Read the records and gather each line that includes "this".

***** Listed entries *****

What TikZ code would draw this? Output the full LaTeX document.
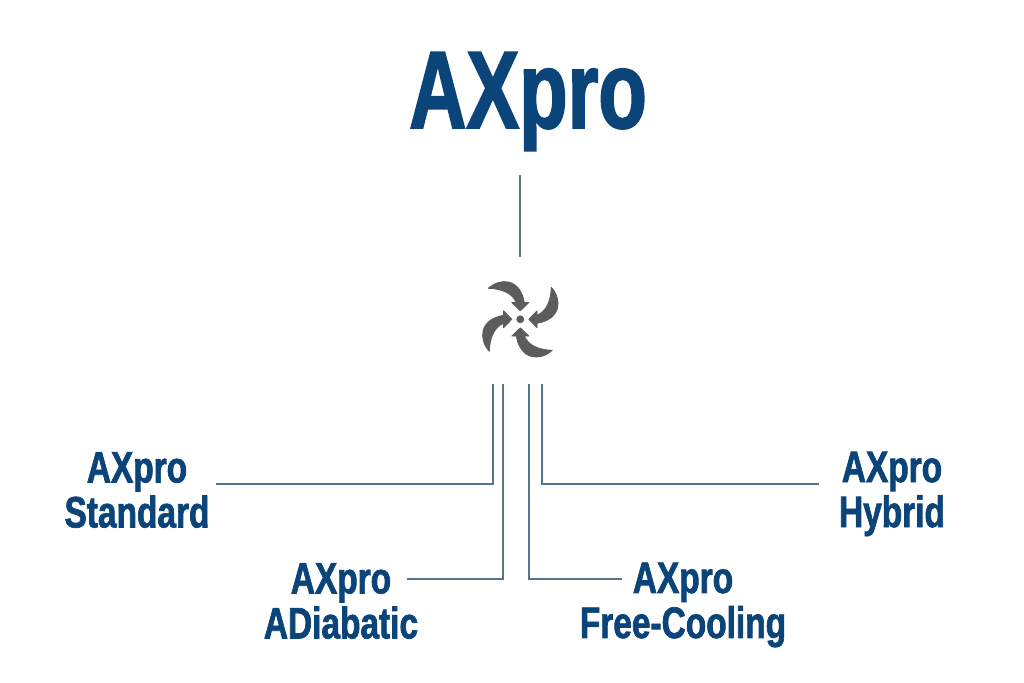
\documentclass[tikz,border=0pt]{standalone}
\usepackage{fontspec}
\newfontfamily\axf[FakeStretch=0.72,FakeBold=1.6]{Liberation Sans}
\newfontfamily\axs[FakeStretch=0.76,FakeBold=1.6]{Liberation Sans}
\definecolor{axblue}{HTML}{0A4479}
\definecolor{axline}{HTML}{54758C}
\definecolor{axgray}{HTML}{5C5C5C}
\tikzset{
  bigtitle/.style={anchor=base,inner sep=0pt,outer ysep=24pt,text=axblue,font=\axf\bfseries\fontsize{110}{110}\selectfont},
  label/.style={inner sep=0pt,align=center,text=axblue,font=\axs\bfseries\fontsize{44}{45}\selectfont},
  conn/.style={draw=axline,line width=1.3pt},
  blade/.style={fill=axgray,draw=axgray,line width=0.8pt,line join=round},
}
\begin{document}
\begin{tikzpicture}[x=1pt,y=-1pt]
\useasboundingbox (0,0) rectangle (1024,682);
\node[bigtitle] (title) at (528,128) {AXpro};
\node[minimum width=76pt,minimum height=124pt,inner sep=0pt] (icon) at (520,319) {};
\node[label] (std) at (137,490) {AXpro\\Standard};
\node[label] (adi) at (341,601) {AXpro\\ADiabatic};
\node[label] (fre) at (683,605) {AXpro\\Free-Cooling};
\node[label] (hyb) at (892,494) {AXpro\\Hybrid};
\coordinate (t1) at (493,384);
\coordinate (t2) at (503,384);
\coordinate (t3) at (529,384);
\coordinate (t4) at (542,384);
\coordinate (e1) at (216,484);
\coordinate (e2) at (407,579);
\coordinate (e3) at (622,579);
\coordinate (e4) at (819,484);
\draw[conn] (title.south -| icon) -- (icon.north);
\draw[conn] (e1) -| (t1);
\draw[conn] (e2) -| (t2);
\draw[conn] (e3) -| (t3);
\draw[conn] (e4) -| (t4);
\foreach \a in {0,90,180,270}{
  \begin{scope}[shift={(520.3,319.3)},rotate=\a]
    \fill[blade] (-32,-31) .. controls (-20,-42) and (0,-41) .. (4,-16.7)
      -- (8.5,-16.7) -- (0,-8.5) -- (-8.5,-16.7) -- (-4,-16.7)
      .. controls (-8,-26) and (-18,-30.5) .. cycle;
  \end{scope}
}
\fill[blade] (520.3,319.3) circle (3.5);
\end{tikzpicture}
\end{document}
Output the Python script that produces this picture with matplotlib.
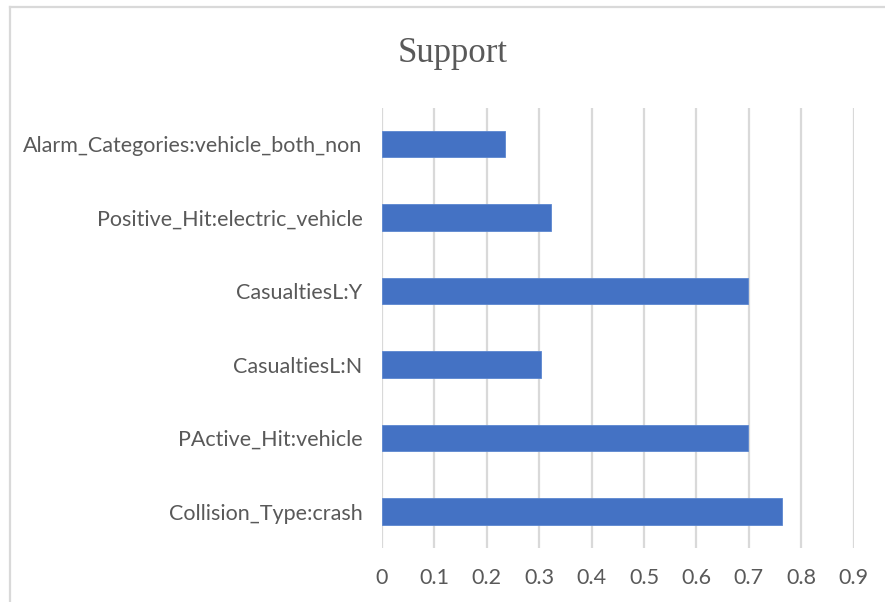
import matplotlib
matplotlib.use("Agg")
import matplotlib.pyplot as plt
from matplotlib import font_manager
from matplotlib.lines import Line2D

# Rule items (bottom to top) and their support values
categories = [
    "Collision_Type:crash",
    "PActive_Hit:vehicle",
    "CasualtiesL:N",
    "CasualtiesL:Y",
    "Positive_Hit:electric_vehicle",
    "Alarm_Categories:vehicle_both_non",
]
support = [0.764, 0.699, 0.303, 0.699, 0.323, 0.235]
x_ticks = [0, 0.1, 0.2, 0.3, 0.4, 0.5, 0.6, 0.7, 0.8, 0.9]
x_tick_labels = ["0", "0.1", "0.2", "0.3", "0.4", "0.5", "0.6", "0.7", "0.8", "0.9"]
title = "Support"

installed = {f.name for f in font_manager.fontManager.ttflist}
if "Lato" in installed:
    label_font, label_size = "Lato", 15.5
else:
    label_font, label_size = "Liberation Sans", 14.5
title_font = "Liberation Serif"

TEXT_GRAY = "#595959"
GRID_GRAY = "#d9d9d9"
BAR_BLUE = "#4472C4"

W, H = 885, 602
fig = plt.figure(figsize=(W / 100, H / 100), dpi=100)
fig.patch.set_facecolor("white")

# chart-area frame along the top and left edges
fig.add_artist(Line2D([10 / W, 10 / W], [0, 1 - 7 / H], color=GRID_GRAY,
                      linewidth=1.6, transform=fig.transFigure))
fig.add_artist(Line2D([10 / W, 1], [1 - 7 / H, 1 - 7 / H], color=GRID_GRAY,
                      linewidth=1.6, transform=fig.transFigure))

left, right = 382 / W, 853.6 / W
bottom, top = 1 - 548.3 / H, 1 - 107.5 / H
ax = fig.add_axes([left, bottom, right - left, top - bottom])

pos = list(range(len(categories)))
ax.barh(pos, support, height=0.36, color=BAR_BLUE, edgecolor="#5b86d0",
        linewidth=0.6, zorder=3)

ax.set_xlim(0, 0.9)
ax.set_ylim(-0.5, len(categories) - 0.5)
ax.set_xticks(x_ticks)
ax.set_xticklabels(x_tick_labels)
ax.set_yticks(pos)
ax.set_yticklabels(categories)

ax.grid(axis="x", color=GRID_GRAY, linewidth=1.6, zorder=0)
ax.grid(axis="y", visible=False)
ax.set_axisbelow(True)
for s in ax.spines.values():
    s.set_visible(False)

ax.tick_params(axis="both", length=0, labelcolor=TEXT_GRAY)
ax.tick_params(axis="x", pad=14)
ax.tick_params(axis="y", pad=14)
for lab in ax.get_xticklabels() + ax.get_yticklabels():
    lab.set_fontfamily([label_font, "DejaVu Sans"])
    lab.set_fontsize(label_size)
    lab.set_fontweight("normal")

fig.text(453 / W, 1 - 53 / H, title, ha="center", va="center",
         fontsize=25, color=TEXT_GRAY, family=[title_font, "DejaVu Serif"])

fig.savefig("out.png", dpi=100, facecolor="white")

*****

Full output:
What TikZ code would draw this? Output the full LaTeX document.
Output the Python script that produces this picture with matplotlib.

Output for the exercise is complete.